There is also a practical question around buyer capacity. If experienced procurement staff are spending too much time chasing quotes, correcting paperwork, or following up on basic logistics, they are not focusing on higher-value work. Workflow improvement should free up sourcing teams to manage risk, negotiate better terms, and support plant continuity more effectively.

A practical model for streamlining purchasing at scale

For enterprise industrial buyers, the most effective model is usually a hybrid of internal control and external sourcing reach. Internal teams keep ownership of strategy, approvals, and supplier governance. A specialized procurement partner supports execution where complexity is highest – imported parts, multi-category MRO sourcing, fragmented vendor environments, and logistics coordination.

That approach gives companies better control without adding internal administrative weight. It also shortens the distance between need identification and order placement. Instead of forcing buyers to manage dozens of disconnected sourcing conversations, the process becomes more centralized and easier to monitor.

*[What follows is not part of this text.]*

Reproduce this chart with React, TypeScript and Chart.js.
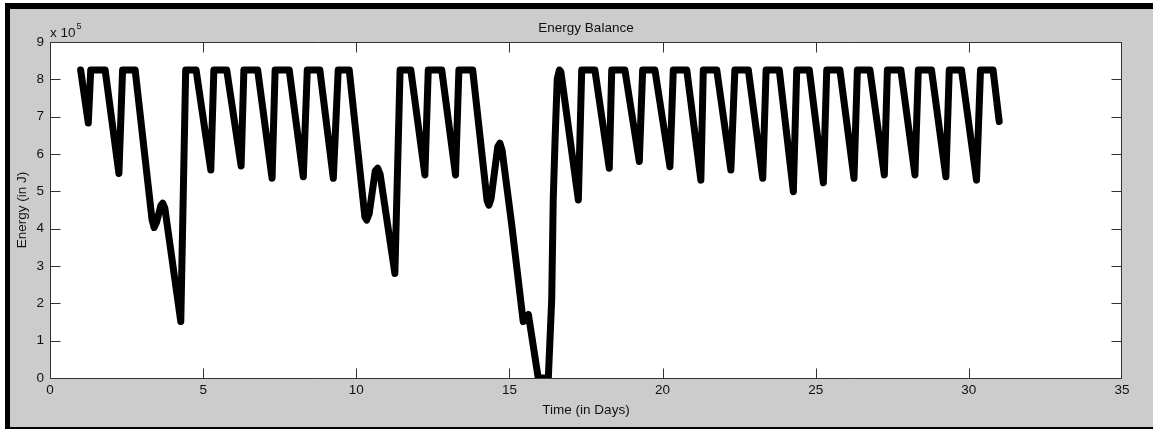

This is where Soluparts fits naturally for industrial operations dealing with supplier fragmentation and international sourcing pressure. By centralizing indirect procurement, reducing the number of suppliers, and supporting global sourcing and cargo consolidation, the workflow becomes faster and more manageable across plants and regions.

The companies that improve purchasing performance are usually not the ones with the most complicated systems. They are the ones that remove friction from everyday sourcing, standardize what can be standardized, and build reliable support for the requests that are never simple. In industrial procurement, speed matters, but control matters just as much. The right workflow gives you both.